What everyone wanted to know, says Nadia, was how she felt about a Baltimore Sun article on her old coach, Bela Karolyi -- one in which some of the young gymnasts he trained were highly critical of his methods. Nadia was one of the original "Karolyi Kids" back in her native Romania, and she trained with him from 1967 to 1981 -- the year he defected to the United States.

He has called Nadia "the greatest gymnast ever." The admiration is mutual.

Father figure

"I read the article today, and I'm really disappointed about the reaction of the girls," Nadia says, referring to the critical comments made by some gymnasts in the newspaper. "I know Bela very well. And he was not only a coach to me, he was a father. And his wife was a mother for me. . . . And I don't agree with those girls. You know why? Because the gymnasts who blame that he is pushing too much and being too tough are some gymnasts . . ." She stops, searches for the right words in English.

Then: "Their dreams are a little bit too big for their possibilities. And when they don't make that, they start to blame everybody. And the first person they blame is the coach. I didn't hear any blame from Mary Lou Retton. . . . But you never hear a complaint from somebody who became a champion. And the work is the same for everybody."

Of course, Nadia knows in a very personal way what it's like to get bad press.

Involvement misunderstood

When she fled from Romania to the United States in 1989 with the help of Romanian national Constantin Panait -- a married man whose wife and four children lived in Florida -- it was reported as a romantic relationship. It turned into a scandal and Nadia -- who as a ponytailed 14-year-old gymnast had won worldwide affection -- suddenly was seen as a home-wrecker. Her involvement with the man, she says now, was totally misunderstood. And a nightmare.

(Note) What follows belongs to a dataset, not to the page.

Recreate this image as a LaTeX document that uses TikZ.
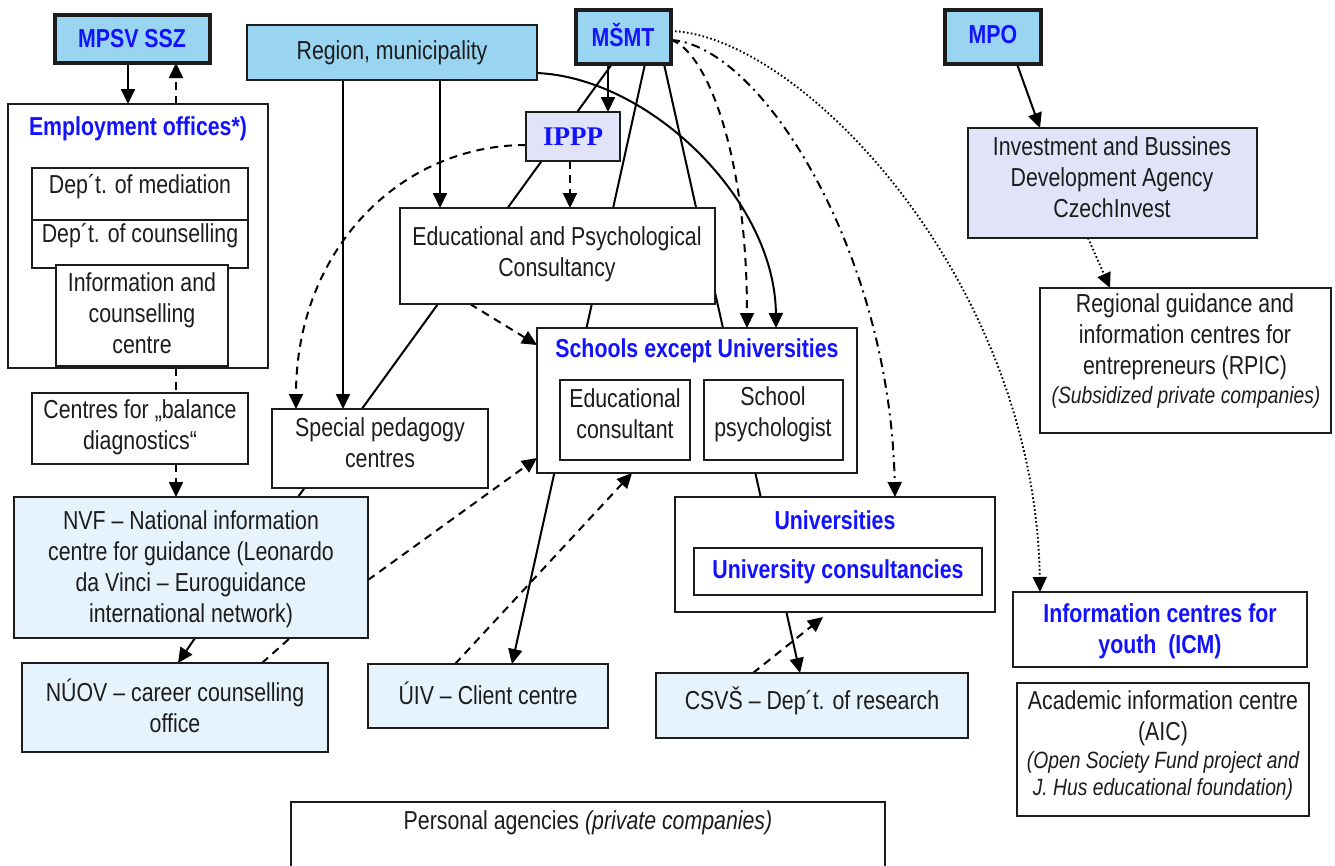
\documentclass[tikz,border=0pt]{standalone}
\usepackage{fontspec}
\setmainfont{Liberation Sans}[FakeStretch=0.82]
\newfontfamily\timesfont{Liberation Serif}
\usetikzlibrary{arrows.meta,backgrounds}
\definecolor{topblue}{RGB}{153,213,240}
\definecolor{lav}{RGB}{225,228,249}
\definecolor{pale}{RGB}{230,243,252}
\definecolor{tblue}{RGB}{18,18,255}
\definecolor{linec}{RGB}{28,28,28}
\newcommand\fsn{\fontsize{26}{31}\selectfont}
\newcommand\fsi{\fontsize{23.5}{26.5}\selectfont\itshape}
\begin{document}
\begin{tikzpicture}[x=1pt,y=-1pt,
 box/.style={draw=linec,line width=2.2pt,anchor=north west,inner sep=0pt,outer sep=0pt,fill=white},
 thickbox/.style={line width=4.5pt},
 txt/.style={font=\fsn,align=center,inner sep=0pt,text=linec},
 itx/.style={font=\fsi,align=center,inner sep=0pt,text=linec},
 ttl/.style={font=\fsn\bfseries,align=center,inner sep=0pt,text=tblue},
 conn/.style={line width=2pt,draw=black},
 arr/.style={conn,-{Triangle[length=15pt,width=14pt]}},
 dsh/.style={dash pattern=on 8pt off 6pt},
 dtt/.style={line width=1.9pt,dash pattern=on 1.6pt off 2.4pt},
 dshdot/.style={dash pattern=on 9pt off 5pt on 2pt off 5pt}]
\useasboundingbox (0,0) rectangle (1335,865);

% ---- boxes ----
\node[box,thickbox,fill=topblue,minimum width=155pt,minimum height=48pt] (mpsv) at (55,15) {};
\node[ttl] (mpsvt) at (132,39) {MPSV SSZ};
\node[box,fill=topblue,minimum width=290pt,minimum height=55pt] (region) at (247,25) {};
\node[txt] (regiont) at (392,53) {Region, municipality};
\node[box,thickbox,fill=topblue,minimum width=95pt,minimum height=54pt] (msmt) at (576,10) {};
\node[ttl] (msmtt) at (623,35) {MŠMT};
\node[box,thickbox,fill=topblue,minimum width=96pt,minimum height=54pt] (mpo) at (945,10) {};
\node[ttl] (mpot) at (993,35) {MPO};

\node[box,minimum width=260pt,minimum height=264pt] (emp) at (8,104) {};
\node[ttl] (empt) at (138,129) {Employment offices*)};
\node[box,minimum width=216pt,minimum height=52pt] (med) at (32,168) {};
\node[txt] (medt) at (140,187) {Dep´t. of mediation};
\node[box,minimum width=216pt,minimum height=48pt] (cou) at (32,220) {};
\node[txt] (cout) at (140,236) {Dep´t. of counselling};
\node[box,minimum width=172pt,minimum height=101pt] (icc) at (56,265) {};
\node[txt] (icct) at (142,313) {Information and\\counselling\\centre};

\node[box,fill=lav,minimum width=94pt,minimum height=49pt] (ippp) at (526,112) {};
\node[inner sep=0pt,text=tblue,font=\timesfont\bfseries\fontsize{27}{30}\selectfont] (ipppt) at (573,137) {IPPP};
\node[box,minimum width=315pt,minimum height=96pt] (eps) at (400,208) {};
\node[txt] (epst) at (557,254) {Educational and Psychological\\Consultancy};

\node[box,fill=lav,minimum width=289pt,minimum height=110pt] (czi) at (968,128) {};
\node[txt] (czit) at (1112,177) {Investment and Bussines\\Development Agency\\CzechInvest};
\node[box,minimum width=291pt,minimum height=145pt] (rpic) at (1040,288) {};
\node[txt] (rpict) at (1185,337) {Regional guidance and\\information centres for\\entrepreneurs (RPIC)};
\node[itx] (rpici) at (1186,397) {(Subsidized private companies)};

\node[box,minimum width=216pt,minimum height=71pt] (cbd) at (32,393) {};
\node[txt] (cbdt) at (140,427) {Centres for „balance\\diagnostics“};
\node[box,minimum width=216pt,minimum height=79pt] (spc) at (272,409) {};
\node[txt] (spct) at (380,443) {Special pedagogy\\centres};

\node[box,minimum width=320pt,minimum height=145pt] (sch) at (537,328) {};
\node[ttl] (scht) at (697,351) {Schools except Universities};
\node[box,minimum width=130pt,minimum height=80pt] (edc) at (560,380) {};
\node[txt] (edct) at (625,414) {Educational\\consultant};
\node[box,minimum width=139pt,minimum height=80pt] (psy) at (704,380) {};
\node[txt] (psyt) at (773,414) {School\\psychologist};

\node[box,fill=pale,minimum width=354pt,minimum height=141pt] (nvf) at (14,497) {};
\node[txt] (nvft) at (191,569) {NVF – National information\\centre for guidance (Leonardo\\da Vinci – Euroguidance\\international network)};

\node[box,minimum width=320pt,minimum height=115pt] (uni) at (675,497) {};
\node[ttl] (unit) at (835,520) {Universities};
\node[box,minimum width=288pt,minimum height=47pt] (ucon) at (694,548) {};
\node[ttl] (ucont) at (838,572) {University consultancies};

\node[box,minimum width=294pt,minimum height=75pt] (icm) at (1013,592) {};
\node[ttl] (icmt) at (1160,631) {Information centres for\\youth\ \ (ICM)};

\node[box,fill=pale,minimum width=306pt,minimum height=89pt] (nuov) at (22,663) {};
\node[txt] (nuovt) at (175,706) {NÚOV – career counselling\\office};
\node[box,fill=pale,minimum width=240pt,minimum height=64pt] (uiv) at (368,664) {};
\node[txt] (uivt) at (488,693) {ÚIV – Client centre};
\node[box,fill=pale,minimum width=312pt,minimum height=65pt] (csvs) at (656,673) {};
\node[txt] (csvst) at (812,701) {CSVŠ – Dep´t. of research};

\node[box,minimum width=292pt,minimum height=133pt] (aic) at (1017,683) {};
\node[txt] (aict) at (1163,718) {Academic information centre\\(AIC)};
\node[itx] (aici) at (1163,776) {(Open Society Fund project and\\J. Hus educational foundation)};

\node[txt] (pat) at (588,823) {Personal agencies \textit{(private companies)}};
\draw[draw=linec,line width=2.2pt] (291,870) |- (885,802) -- (885,870);

% ---- connectors ----
\begin{pgfonlayer}{background}
\draw[arr] (mpsv.south -| 128,0) -- (emp.north -| 128,0);
\draw[arr,dsh] (emp.north -| 176,0) -- (mpsv.south -| 176,0);
\draw[conn,dsh] (emp.south -| 176,0) -- (cbd.north -| 176,0);
\draw[arr,dsh] (cbd.south -| 176,0) -- (nvf.north -| 176,0);
\draw[arr] (region.south -| 343,0) -- (spc.north -| 343,0);
\draw[arr] (region.south -| 440,0) -- (eps.north -| 440,0);
\draw[arr] (region.east |- 0,73) .. controls (650,78) and (775,200) .. (sch.north -| 776,0);
\draw[arr] (msmt.south -| 608,0) -- (ippp.north -| 608,0);
\draw[conn] (msmt.south -| 612,0) -- (nvf.north -| 298,0);
\draw[arr] (msmt.south -| 645,0) -- (uiv.north -| 512,0);
\draw[arr] (msmt.south -| 664,0) -- (csvs.north -| 800,0);
\draw[arr,dsh] (msmt.east |- 0,40) .. controls (705,50) and (747,150) .. (sch.north -| 747,0);
\draw[arr,dshdot] (msmt.east |- 0,40) .. controls (760,45) and (890,250) .. (uni.north -| 895,0);
\draw[arr,dtt] (msmt.east |- 0,31) .. controls (800,35) and (1035,280) .. (icm.north -| 1040,0);
\draw[arr] (mpo.south -| 1017,0) -- (czi.north -| 1040,0);
\draw[arr,dtt] (czi.south -| 1088,0) -- (rpic.north -| 1110,0);
\draw[arr,dsh] (ippp.west |- 0,145) .. controls (400,145) and (296,250) .. (spc.north -| 296,0);
\draw[arr,dsh] (ippp.south -| 570,0) -- (eps.north -| 570,0);
\draw[arr,dsh] (eps.south -| 470,0) -- (sch.west |- 0,345);
\draw[arr,dsh] (nvf.east |- 0,580) -- (sch.west |- 0,458);
\draw[arr,dsh] (uiv.north -| 455,0) -- (sch.south -| 632,0);
\draw[arr] (nvf.south -| 195,0) -- (nuov.north -| 178,0);
\draw[conn,dsh] (nuov.north -| 262,0) -- (nvf.south -| 290,0);
\coordinate (csvstip) at (823,617);
\draw[arr,dsh] (csvs.north -| 753,0) -- (csvstip);
\end{pgfonlayer}
\end{tikzpicture}
\end{document}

"That was not a romance. That was the only chance for me to get away from Romania. I knew that guy only five days before I left." Her plan was to come to the United States and stay with the man's wife and children in Florida until she made a life for herself. Instead she was held almost a hostage by Mr. Panait.

She claims the romance story was concocted by Mr. Panait and his wife, who then used the titillating story to charge money for interviews with Nadia. She escaped from the situation in February, 1990, with the help of Alexandru Stefu, a former Romanian rugby coach who, upon meeting her in Montreal, knew instantly something was wrong.

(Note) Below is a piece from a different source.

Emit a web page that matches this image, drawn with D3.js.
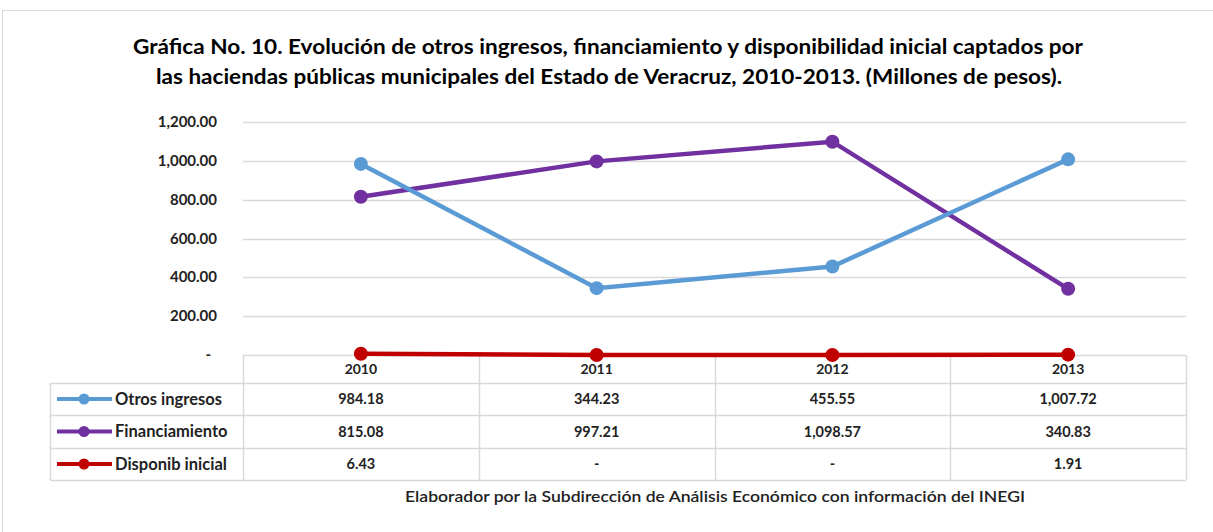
<!DOCTYPE html>
<html>
<head>
<meta charset="utf-8">
<script src="https://cdn.jsdelivr.net/npm/d3@7"></script>
<style>
  body { margin: 0; background: #fff; }
  svg { display: block; font-family: Lato, "Open Sans", sans-serif; }
</style>
</head>
<body>
<svg width="1213" height="532"></svg>
<script>
const years = ['2010', '2011', '2012', '2013'];
const otrosIngresos = [984.18, 344.23, 455.55, 1007.72];
const financiamiento = [815.08, 997.21, 1098.57, 340.83];
const disponibInicial = [6.43, 0, 0, 1.91];
const yTicks = [0, 200, 400, 600, 800, 1000, 1200];

const series = [
  { name: 'Otros ingresos', values: otrosIngresos, color: '#5B9BD5' },
  { name: 'Financiamiento', values: financiamiento, color: '#7030A0' },
  { name: 'Disponib inicial', values: disponibInicial, color: '#C00000' },
];

const svg = d3.select('svg');
const grid = '#d9d9d9';

// outer frame
svg.append('rect')
  .attr('x', 2.5).attr('y', 10.5)
  .attr('width', 1220).attr('height', 540)
  .attr('fill', 'none').attr('stroke', grid);

// title
const title = svg.append('text')
  .attr('text-anchor', 'middle')
  .attr('font-weight', 'bold')
  .attr('font-size', 21)
  .attr('fill', '#000');
title.append('tspan').attr('x', 608).attr('y', 54)
  .attr('textLength', 950).attr('lengthAdjust', 'spacingAndGlyphs')
  .text('Gráfica No. 10. Evolución de otros ingresos, financiamiento y disponibilidad inicial captados por');
title.append('tspan').attr('x', 609).attr('y', 84)
  .attr('textLength', 906).attr('lengthAdjust', 'spacingAndGlyphs')
  .text('las haciendas públicas municipales del Estado de Veracruz, 2010-2013. (Millones de pesos).');

const x = d3.scaleBand().domain(years).range([243, 1186]);
const y = d3.scaleLinear().domain([0, 1200]).range([355, 122]);

// gridlines
svg.append('g').selectAll('line')
  .data(yTicks.filter(d => d > 0))
  .join('line')
  .attr('x1', 243).attr('x2', 1186)
  .attr('y1', d => Math.round(y(d)) + 0.5).attr('y2', d => Math.round(y(d)) + 0.5)
  .attr('stroke', grid).attr('stroke-width', 1.5);

// y labels
const fmt = d3.format(',.2f');
svg.append('g').selectAll('text')
  .data(yTicks)
  .join('text')
  .attr('x', d => d === 0 ? 211 : 217)
  .attr('y', d => y(d) + 5)
  .attr('text-anchor', 'end')
  .attr('font-size', 15)
  .attr('font-weight', 'bold')
  .attr('fill', '#222')
  .text(d => d === 0 ? '-' : fmt(d));

// table
const rowTop = [355, 383, 415, 448, 480];
const tbl = svg.append('g').attr('stroke', grid).attr('stroke-width', 1.5).attr('fill', 'none');
tbl.append('line').attr('x1', 243).attr('x2', 1186).attr('y1', 355.5).attr('y2', 355.5);
[383, 415, 448, 480].forEach(v => {
  tbl.append('line').attr('x1', 50).attr('x2', 1186).attr('y1', v + 0.5).attr('y2', v + 0.5);
});
tbl.append('line').attr('x1', 50.5).attr('x2', 50.5).attr('y1', 383).attr('y2', 480);
years.forEach(yr => {
  const xv = Math.round(x(yr)) + 0.5;
  tbl.append('line').attr('x1', xv).attr('x2', xv).attr('y1', 355).attr('y2', 480);
});
tbl.append('line').attr('x1', 1186.5).attr('x2', 1186.5).attr('y1', 355).attr('y2', 480);

// header years
svg.append('g').selectAll('text')
  .data(years)
  .join('text')
  .attr('x', d => x(d) + x.bandwidth() / 2)
  .attr('y', 374)
  .attr('text-anchor', 'middle')
  .attr('font-size', 14)
  .attr('font-weight', 'bold')
  .attr('fill', '#222')
  .text(d => d);

const cellFmt = v => v === 0 ? '-' : fmt(v);
series.forEach((s, i) => {
  const cy = (rowTop[i + 1] + rowTop[i + 2]) / 2;
  const g = svg.append('g');
  g.append('line').attr('x1', 57).attr('x2', 112).attr('y1', cy).attr('y2', cy)
    .attr('stroke', s.color).attr('stroke-width', 4);
  g.append('circle').attr('cx', 84).attr('cy', cy).attr('r', 5.5).attr('fill', s.color);
  g.append('text').attr('x', 115).attr('y', cy + 5.5)
    .attr('font-size', 16.5).attr('font-weight', 'bold').attr('fill', '#222')
    .text(s.name);
  g.selectAll('text.val')
    .data(s.values)
    .join('text')
    .attr('class', 'val')
    .attr('x', (d, j) => x(years[j]) + x.bandwidth() / 2)
    .attr('y', cy + 5)
    .attr('text-anchor', 'middle')
    .attr('font-size', 14.5)
    .attr('font-weight', 'bold')
    .attr('fill', '#222')
    .text(d => cellFmt(d));
});

// lines
const line = d3.line()
  .x((d, j) => x(years[j]) + x.bandwidth() / 2)
  .y(d => y(d));

series.slice().reverse().forEach(s => {
  svg.append('path').datum(s.values)
    .attr('d', line)
    .attr('fill', 'none')
    .attr('stroke', s.color)
    .attr('stroke-width', 4.5);
  svg.append('g').selectAll('circle')
    .data(s.values)
    .join('circle')
    .attr('cx', (d, j) => x(years[j]) + x.bandwidth() / 2)
    .attr('cy', d => y(d))
    .attr('r', 7)
    .attr('fill', s.color);
});

// footer
svg.append('text')
  .attr('x', 715).attr('y', 502)
  .attr('text-anchor', 'middle')
  .attr('font-size', 16)
  .attr('font-weight', 600)
  .attr('fill', '#222')
  .attr('textLength', 620).attr('lengthAdjust', 'spacingAndGlyphs')
  .text('Elaborador por la Subdirección de Análisis Económico con información del INEGI');
</script>
</body>
</html>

Bart Conner remembers having the same feeling when he read about Nadia's "scandalous" defection in the papers: "I was as appalled as everybody was when I read that stuff. But I didn't believe it. I knew there was something wrong there." He was one of the first to welcome her to this country -- he presented her with two dozen red roses when she appeared on "The Pat Sajak Show."

One-sided attraction

They began working together about five months later in promotions and exhibitions. The attraction was immediate. But one-sided. Temporarily.

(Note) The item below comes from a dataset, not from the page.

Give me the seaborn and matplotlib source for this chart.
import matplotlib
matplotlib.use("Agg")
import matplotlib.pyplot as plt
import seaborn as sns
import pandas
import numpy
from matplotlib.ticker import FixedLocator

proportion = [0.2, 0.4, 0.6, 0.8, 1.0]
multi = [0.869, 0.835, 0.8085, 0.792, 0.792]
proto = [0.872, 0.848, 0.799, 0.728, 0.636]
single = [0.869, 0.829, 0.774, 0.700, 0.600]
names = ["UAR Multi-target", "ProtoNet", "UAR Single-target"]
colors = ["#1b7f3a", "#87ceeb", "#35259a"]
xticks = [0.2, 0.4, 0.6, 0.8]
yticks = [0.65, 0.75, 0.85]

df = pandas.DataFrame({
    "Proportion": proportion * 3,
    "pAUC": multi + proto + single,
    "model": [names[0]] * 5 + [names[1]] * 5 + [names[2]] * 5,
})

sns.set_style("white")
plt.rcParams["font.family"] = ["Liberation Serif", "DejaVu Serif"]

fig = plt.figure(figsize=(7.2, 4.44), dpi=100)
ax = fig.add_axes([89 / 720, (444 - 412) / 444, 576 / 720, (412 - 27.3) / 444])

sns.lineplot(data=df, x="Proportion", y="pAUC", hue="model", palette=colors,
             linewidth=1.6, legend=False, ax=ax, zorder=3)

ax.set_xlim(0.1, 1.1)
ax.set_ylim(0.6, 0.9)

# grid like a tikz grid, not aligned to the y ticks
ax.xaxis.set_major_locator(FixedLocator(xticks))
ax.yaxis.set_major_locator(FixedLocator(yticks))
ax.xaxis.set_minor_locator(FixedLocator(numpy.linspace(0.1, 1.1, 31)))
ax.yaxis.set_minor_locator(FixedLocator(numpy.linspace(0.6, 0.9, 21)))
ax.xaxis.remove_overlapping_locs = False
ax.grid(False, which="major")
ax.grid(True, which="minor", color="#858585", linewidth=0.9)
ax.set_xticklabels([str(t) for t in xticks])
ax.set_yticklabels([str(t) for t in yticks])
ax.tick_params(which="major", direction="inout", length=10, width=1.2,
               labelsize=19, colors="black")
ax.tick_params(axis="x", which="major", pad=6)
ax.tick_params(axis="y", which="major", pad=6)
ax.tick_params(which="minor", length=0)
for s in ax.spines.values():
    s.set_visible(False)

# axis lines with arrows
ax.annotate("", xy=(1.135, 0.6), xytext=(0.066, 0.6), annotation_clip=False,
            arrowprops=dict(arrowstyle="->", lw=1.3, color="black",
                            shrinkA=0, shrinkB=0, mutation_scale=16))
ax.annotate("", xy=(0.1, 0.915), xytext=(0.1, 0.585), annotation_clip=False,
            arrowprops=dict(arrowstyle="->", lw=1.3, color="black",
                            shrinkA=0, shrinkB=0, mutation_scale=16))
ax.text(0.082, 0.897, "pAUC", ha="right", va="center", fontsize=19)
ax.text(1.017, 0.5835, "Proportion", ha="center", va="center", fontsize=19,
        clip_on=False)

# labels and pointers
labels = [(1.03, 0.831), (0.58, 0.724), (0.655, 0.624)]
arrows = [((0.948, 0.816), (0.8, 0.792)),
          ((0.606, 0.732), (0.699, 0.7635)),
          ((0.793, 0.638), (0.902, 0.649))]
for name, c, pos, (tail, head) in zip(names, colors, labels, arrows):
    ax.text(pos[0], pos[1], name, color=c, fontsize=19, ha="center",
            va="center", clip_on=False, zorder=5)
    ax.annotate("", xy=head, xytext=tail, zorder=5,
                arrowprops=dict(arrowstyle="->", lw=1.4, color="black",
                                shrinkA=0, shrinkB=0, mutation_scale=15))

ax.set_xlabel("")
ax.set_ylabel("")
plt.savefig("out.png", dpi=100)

"At first she had a hard, outer shell about her. It was an attitude and a look -- to be honest -- that was quite unattractive to me," Bart says. Upon hearing this, Nadia -- who is by any standards a beauty -- starts rolling her eyes. He turns to her: "We've talked about this."

But as time passed he saw that the "coldness and tough edge" were a result of her lack of trust and fear of being vulnerable. "Then I began to see glimpses of a charming, really warm, sweet person. And in the last year-and-a-half as she's learned to trust people, there's been a total metamorphosis."

"He didn't like me"

"It's true," says Nadia. "I didn't have too many friends. Just my family knew really the kind of person I am. And I can say that it was hard for me with Bart because I liked him from the first, but he didn't like me." She laughs. "But it was, like, well, through the time he will see what kind of person I am."

Now Nadia is about to move part time from her apartment in Montreal to Norman, Okla., where Bart runs a gymnastics school. They've patched together a nice network of careers: In addition to their affiliation with gymnastics and Jockey, he broadcasts for ABC-TV and she is about to become national spokeswoman for the Step, an aerobic fitness apparatus. And, of course, the Disney Studio has a movie about Nadia's life in the works.

All that and enough Jockey underwear to last a lifetime. Who could ask for anything more?